IDEA-Research / T-Rex

[ECCV2024] API code for T-Rex2: Towards Generic Object Detection via Text-Visual Prompt Synergy

https://deepdataspace.com/blog/T-Rex

Other

2.28k stars 147 forks source link

Can T-Rex deal with real-time webcam frames provided by OpenCV and only get the instance mask of the obiect within my rectangle? #15

Closed Hanning-Liu closed 11 months ago

Hanning-Liu commented 11 months ago

Hi, @Mountchicken and @spacewalk01 !

I've tried the demo of T-Rex on this website https://deepdataspace.com/playground/ivp, and the result is awsome!

I have three questions about T-Rex which are also written in the screenshot above:

Is it possible to only get the instance mask of the obiect within my rectangle?
Is it compatible with the real-time webcam frames provided by OpenCV, and can it maintain the same intuitive interaction method when dealing with real-time webcam frames?
Can it keep the impressive detection effect even after the object disappears from the real-time video frames and appears again?

Thank you for your wonderful work and looking forward to your reply!

Mountchicken commented 11 months ago

Hi @Hanning-Liu

"To get the instance mask of the obiect within your rectangle": This is what SAM does and we currently don't have plan to implement it in the demo.
"real-time webcam frame": That's a good idea.

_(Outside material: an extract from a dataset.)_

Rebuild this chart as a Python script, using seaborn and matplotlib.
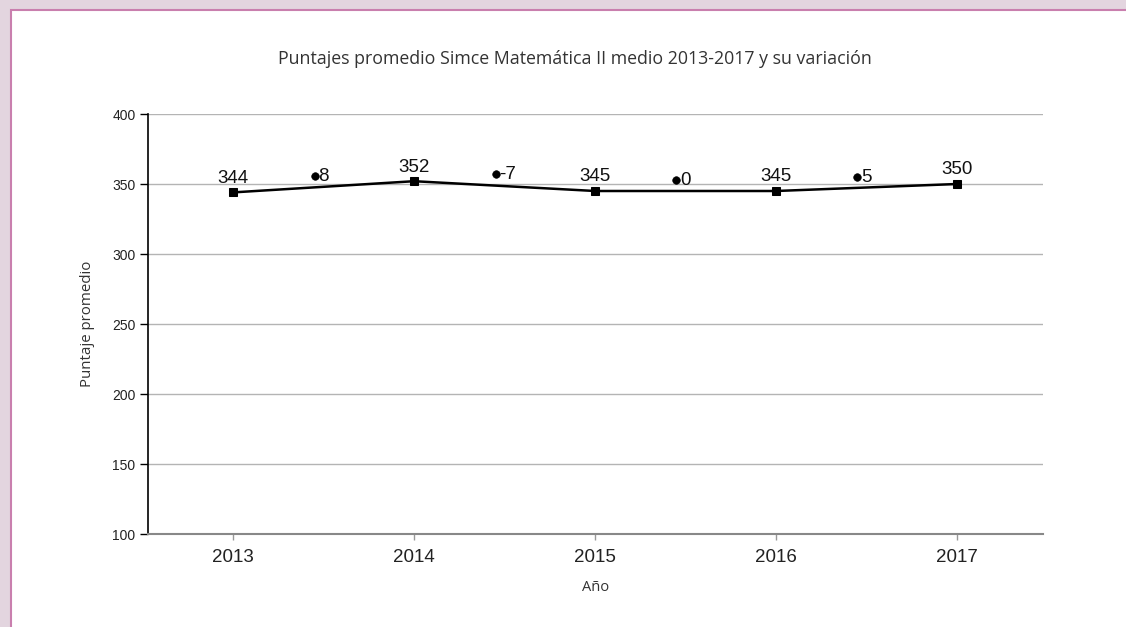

However T-Rex doesn't run in a real-time fashion. The inference time can up to 0.2s for each image, even only for detection. We will continually optimize the speed.
"keep the detection effect even after the object disappears from the real-time video frames and appears again": I am not sure what you are asking, but this do sounds like the cross-image detection workflow of T-Rex, where you only need to draw one box on a image and T-Rex will detect the rest of the images.

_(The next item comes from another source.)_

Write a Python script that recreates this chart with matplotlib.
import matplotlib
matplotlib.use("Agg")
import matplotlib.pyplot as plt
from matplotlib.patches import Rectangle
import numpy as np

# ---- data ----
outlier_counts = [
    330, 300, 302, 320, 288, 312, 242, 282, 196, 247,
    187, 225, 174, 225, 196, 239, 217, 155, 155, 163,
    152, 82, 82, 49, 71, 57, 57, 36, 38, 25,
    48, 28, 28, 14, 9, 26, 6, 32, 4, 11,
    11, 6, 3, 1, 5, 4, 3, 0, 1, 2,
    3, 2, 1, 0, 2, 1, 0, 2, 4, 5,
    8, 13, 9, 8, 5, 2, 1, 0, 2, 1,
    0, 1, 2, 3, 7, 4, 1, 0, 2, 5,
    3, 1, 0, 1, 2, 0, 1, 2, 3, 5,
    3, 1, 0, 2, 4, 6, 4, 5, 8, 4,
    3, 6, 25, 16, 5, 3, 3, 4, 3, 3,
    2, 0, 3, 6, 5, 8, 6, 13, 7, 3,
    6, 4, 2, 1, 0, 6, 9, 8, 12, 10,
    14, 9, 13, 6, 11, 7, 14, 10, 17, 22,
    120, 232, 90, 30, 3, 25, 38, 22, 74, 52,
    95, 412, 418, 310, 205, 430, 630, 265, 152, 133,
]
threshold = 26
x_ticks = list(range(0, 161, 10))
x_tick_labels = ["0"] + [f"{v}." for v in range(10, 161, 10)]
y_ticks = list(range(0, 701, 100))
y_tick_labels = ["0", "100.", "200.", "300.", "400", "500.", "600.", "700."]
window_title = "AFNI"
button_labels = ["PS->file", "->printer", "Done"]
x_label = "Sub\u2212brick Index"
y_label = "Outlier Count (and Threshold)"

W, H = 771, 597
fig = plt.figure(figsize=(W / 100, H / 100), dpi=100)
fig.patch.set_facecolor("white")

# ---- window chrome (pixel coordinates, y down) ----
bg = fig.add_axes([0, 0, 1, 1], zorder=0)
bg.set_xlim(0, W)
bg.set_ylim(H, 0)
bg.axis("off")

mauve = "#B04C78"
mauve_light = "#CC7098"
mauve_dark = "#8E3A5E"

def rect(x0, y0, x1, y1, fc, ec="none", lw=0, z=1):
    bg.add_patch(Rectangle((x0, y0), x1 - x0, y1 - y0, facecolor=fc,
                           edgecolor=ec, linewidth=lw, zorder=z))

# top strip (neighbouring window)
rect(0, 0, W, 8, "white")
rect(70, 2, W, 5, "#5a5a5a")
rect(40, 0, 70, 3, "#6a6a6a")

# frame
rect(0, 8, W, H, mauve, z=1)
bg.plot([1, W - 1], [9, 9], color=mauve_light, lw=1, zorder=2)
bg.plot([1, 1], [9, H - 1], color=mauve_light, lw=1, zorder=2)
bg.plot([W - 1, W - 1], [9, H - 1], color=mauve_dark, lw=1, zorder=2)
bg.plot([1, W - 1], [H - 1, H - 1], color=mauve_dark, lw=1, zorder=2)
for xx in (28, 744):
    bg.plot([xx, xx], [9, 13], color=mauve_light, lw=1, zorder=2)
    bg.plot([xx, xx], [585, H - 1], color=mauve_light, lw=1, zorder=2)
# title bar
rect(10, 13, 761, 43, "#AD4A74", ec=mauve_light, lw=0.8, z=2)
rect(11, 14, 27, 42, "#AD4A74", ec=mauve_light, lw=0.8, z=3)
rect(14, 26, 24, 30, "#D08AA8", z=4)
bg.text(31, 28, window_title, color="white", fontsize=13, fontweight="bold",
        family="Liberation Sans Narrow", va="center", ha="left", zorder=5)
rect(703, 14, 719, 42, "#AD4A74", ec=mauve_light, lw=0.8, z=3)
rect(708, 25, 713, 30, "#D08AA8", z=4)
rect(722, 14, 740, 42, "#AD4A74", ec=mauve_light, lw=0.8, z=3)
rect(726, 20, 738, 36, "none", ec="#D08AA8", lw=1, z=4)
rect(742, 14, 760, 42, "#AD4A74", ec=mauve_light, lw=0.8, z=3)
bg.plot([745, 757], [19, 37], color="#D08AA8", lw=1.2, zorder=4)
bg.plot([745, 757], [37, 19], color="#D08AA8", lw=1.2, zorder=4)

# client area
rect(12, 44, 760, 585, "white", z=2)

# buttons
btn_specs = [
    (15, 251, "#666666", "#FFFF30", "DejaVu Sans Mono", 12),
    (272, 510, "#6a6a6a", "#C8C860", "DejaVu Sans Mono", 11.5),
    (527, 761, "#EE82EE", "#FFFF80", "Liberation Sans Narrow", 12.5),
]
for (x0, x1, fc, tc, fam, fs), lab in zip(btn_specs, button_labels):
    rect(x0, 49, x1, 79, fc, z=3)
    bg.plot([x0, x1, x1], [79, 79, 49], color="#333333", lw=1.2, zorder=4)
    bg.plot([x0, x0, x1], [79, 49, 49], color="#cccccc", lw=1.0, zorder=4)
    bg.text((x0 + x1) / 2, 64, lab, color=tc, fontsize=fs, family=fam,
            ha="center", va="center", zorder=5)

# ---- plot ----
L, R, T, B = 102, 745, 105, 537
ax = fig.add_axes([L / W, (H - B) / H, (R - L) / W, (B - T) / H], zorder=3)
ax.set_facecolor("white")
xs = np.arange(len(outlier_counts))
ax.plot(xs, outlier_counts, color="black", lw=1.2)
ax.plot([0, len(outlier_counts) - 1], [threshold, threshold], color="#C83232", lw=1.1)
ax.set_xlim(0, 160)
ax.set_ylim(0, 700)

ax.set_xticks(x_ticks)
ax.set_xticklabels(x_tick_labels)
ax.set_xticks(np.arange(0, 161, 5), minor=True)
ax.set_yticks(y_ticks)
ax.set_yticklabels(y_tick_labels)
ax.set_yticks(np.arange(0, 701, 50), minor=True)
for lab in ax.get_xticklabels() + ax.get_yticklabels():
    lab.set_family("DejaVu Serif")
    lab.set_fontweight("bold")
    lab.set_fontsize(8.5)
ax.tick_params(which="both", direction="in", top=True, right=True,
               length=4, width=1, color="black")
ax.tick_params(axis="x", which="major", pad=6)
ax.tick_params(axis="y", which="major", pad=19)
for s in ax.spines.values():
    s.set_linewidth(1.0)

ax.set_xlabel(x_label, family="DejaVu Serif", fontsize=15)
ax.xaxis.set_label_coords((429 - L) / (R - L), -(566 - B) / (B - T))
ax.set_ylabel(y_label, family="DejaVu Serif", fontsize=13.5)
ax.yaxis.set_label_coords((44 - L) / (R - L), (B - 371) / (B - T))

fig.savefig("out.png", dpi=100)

Hanning-Liu commented 11 months ago

Hi @Mountchicken , Thank you for your detailed reply!

As you currently don't have plans to implement this feature in T-Rex, could you please direct me to a repository where this feature has already been implemented? I think native SAM can’t implement this. I'm new to the field of AI and am looking to integrate a similar feature into my project.
Really eager to see you further progress on real-time image process!
Maybe I will explain more details about this in the next few days!

Thank you!

Mountchicken commented 11 months ago

@Hanning-Liu For Q1. SAM can segment object inside a drawn bounding box, I guess this is the feature you want?

Hanning-Liu commented 11 months ago

Hi @Mountchicken , Yes! I just came up with an idea to interactively cut out a rectangle area using OpenCV and only apply SAM algorithm to that area, finally overide the original pixels with the segmented mask.

Mountchicken commented 11 months ago

Acctually you don't need to crop the image. You can just pass the whole image and the corresponding rectangle coordinates to SAM, and SAM will only segment thing in that rectangle.

Hanning-Liu commented 11 months ago

Thank you! I will give it a try!